In a college psychology class, I read an article that referred to people who’d been sexually abused as “victims.” This made me uneasy because I didn’t like the idea of being a victim. I knew the whole fatman business was my fault. Nobody had forced me to enter that building and climb those stairs and push open the dark wooden door. I’d gone there freely. I’d been there more than once. I felt special. I felt bad. I wondered if I was gay. I dropped the class and got stoned, then drunk, and stayed that way for a good while.

Twenty-five years later I began talking about the fatman. I thought I might feel relieved or unburdened, but I didn’t. I told my wife.
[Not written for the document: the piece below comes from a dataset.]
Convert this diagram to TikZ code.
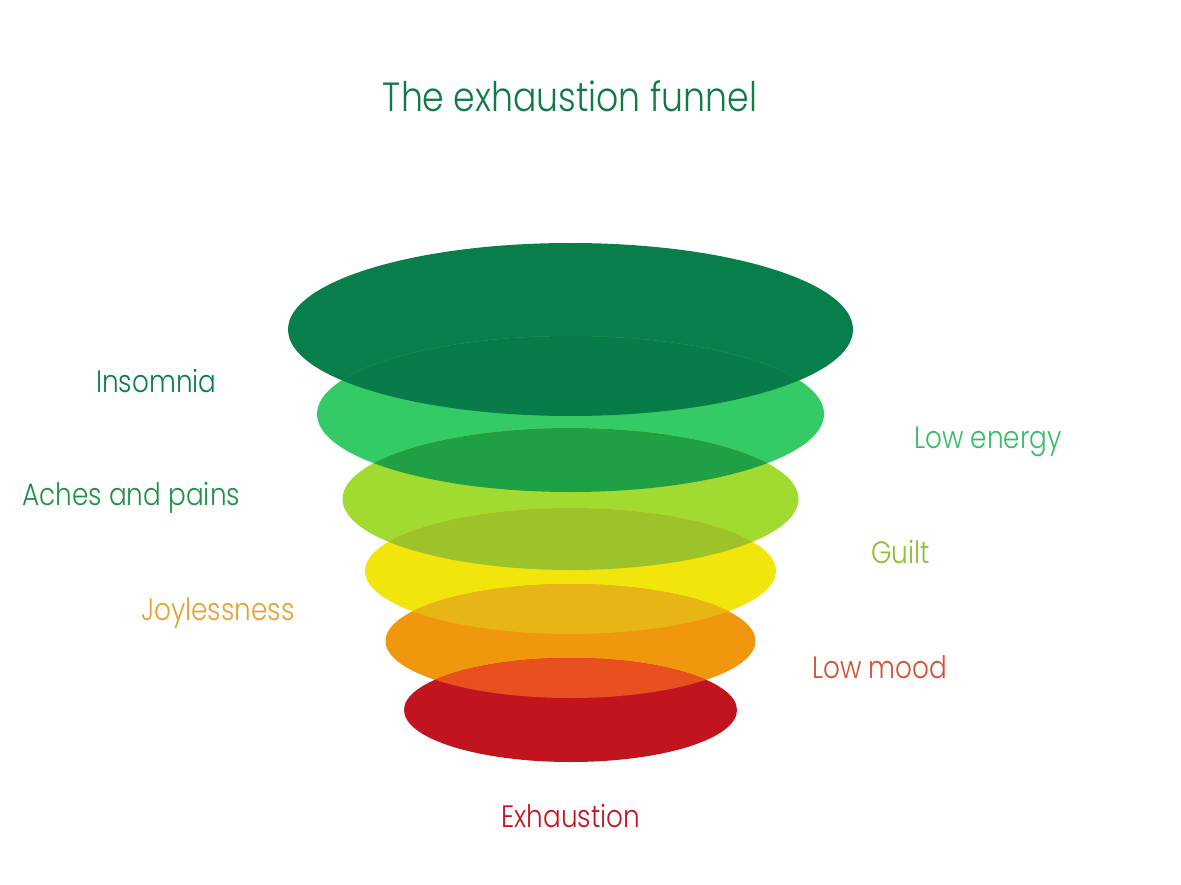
\documentclass[tikz,border=0pt]{standalone}
\usepackage{fontspec}
\setmainfont{Poppins}[UprightFont=* Light,FakeStretch=0.85]
\usepackage{xcolor}
\usepackage{tikz}
\usetikzlibrary{positioning}
\definecolor{pine}{HTML}{087E4A}
\definecolor{fern}{HTML}{34CB67}
\definecolor{lime}{HTML}{A1DB31}
\definecolor{sun}{HTML}{F2E50C}
\definecolor{amber}{HTML}{F0970D}
\definecolor{crimson}{HTML}{C2141F}
\definecolor{pinefern}{HTML}{077C48}
\definecolor{fernlime}{HTML}{1FA044}
\definecolor{limesun}{HTML}{9CC42A}
\definecolor{sunamber}{HTML}{E8B516}
\definecolor{ambercrimson}{HTML}{E85020}
\definecolor{titlegreen}{HTML}{107A48}
\definecolor{achesgreen}{HTML}{1E9045}
\definecolor{energygreen}{HTML}{33BE66}
\definecolor{guiltgreen}{HTML}{8DBE30}
\definecolor{joyorange}{HTML}{E8A030}
\definecolor{moodred}{HTML}{D4502E}

\begin{document}
\begin{tikzpicture}[x=0.025cm,y=-0.025cm,
  tag/.style={font=\fontsize{22}{26}\selectfont,inner sep=0pt,anchor=base west}]
  \useasboundingbox (0,0) rectangle (1181,885);
  % funnel layers
  \fill[pine] (570.5,329.5) ellipse [x radius=282.5,y radius=86.5];
  \fill[fern] (570.5,414) ellipse [x radius=253.5,y radius=78];
  \fill[lime] (570.5,499) ellipse [x radius=228,y radius=71];
  \fill[sun] (570.5,571) ellipse [x radius=205.5,y radius=63];
  \fill[amber] (570.5,641) ellipse [x radius=185,y radius=57];
  \fill[crimson] (570.5,710) ellipse [x radius=166.5,y radius=52];
  % overlaps
  \begin{scope}
    \clip (570.5,329.5) ellipse [x radius=282.5,y radius=86.5];
    \fill[pinefern] (570.5,414) ellipse [x radius=253.5,y radius=78];
  \end{scope}
  \begin{scope}
    \clip (570.5,414) ellipse [x radius=253.5,y radius=78];
    \fill[fernlime] (570.5,499) ellipse [x radius=228,y radius=71];
  \end{scope}
  \begin{scope}
    \clip (570.5,499) ellipse [x radius=228,y radius=71];
    \fill[limesun] (570.5,571) ellipse [x radius=205.5,y radius=63];
  \end{scope}
  \begin{scope}
    \clip (570.5,571) ellipse [x radius=205.5,y radius=63];
    \fill[sunamber] (570.5,641) ellipse [x radius=185,y radius=57];
  \end{scope}
  \begin{scope}
    \clip (570.5,641) ellipse [x radius=185,y radius=57];
    \fill[ambercrimson] (570.5,710) ellipse [x radius=166.5,y radius=52];
  \end{scope}
  % labels
  \node[font=\fontsize{29}{34}\selectfont,inner sep=0pt,anchor=base,text=titlegreen] (title) at (570,112) {The exhaustion funnel};
  \node[tag,text=pine] (insomnia) at (96,392) {Insomnia};
  \node[tag,text=achesgreen] (aches) at (22,505) {Aches and pains};
  \node[tag,text=joyorange] (joy) at (141,620) {Joylessness};
  \node[tag,text=energygreen] (energy) at (914,448) {Low energy};
  \node[tag,text=guiltgreen] (guilt) at (871,563) {Guilt};
  \node[tag,text=moodred] (mood) at (812,678) {Low mood};
  \node[tag,text=crimson] (exhaustion) at (501,827) {Exhaustion};
\end{tikzpicture}
\end{document}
I told my parents and siblings in a group letter, which I suppose was cowardly, perhaps even cruel. It was shocking enough that no one knew how to respond. My father, surprisingly, called. He wanted to know if the fatman still lived in the county. Coincidentally, Dad evoked The Godfather, saying that he would send Vito and Luigi to kill the man. I didn’t tell him how that particular movie had figured in to things so long ago.

After revealing my old secret, I mainly felt embarrassed. Worse things happened to other boys, and much worse things happened to women. I was never forced or hurt. It was a long time ago. I knew that I should find it in myself to forgive the fatman, an act that ultimately would benefit me. But I couldn’t do it. I’d spent too many years hoping he went to prison. I hoped every inmate spat on him in the corridors. I wanted them to fill his food with poison, smack him around in the yard, and ambush him in the shower. I wanted him to be scared and alone. I wanted his life to be so miserable that he spent every day wishing he were someone else. I wanted him to memorize the dim flat light fixture in his cell. I wanted him as dead as I felt, as dead as I still feel sometimes, as dead as the other boy I saw on the steps will always be.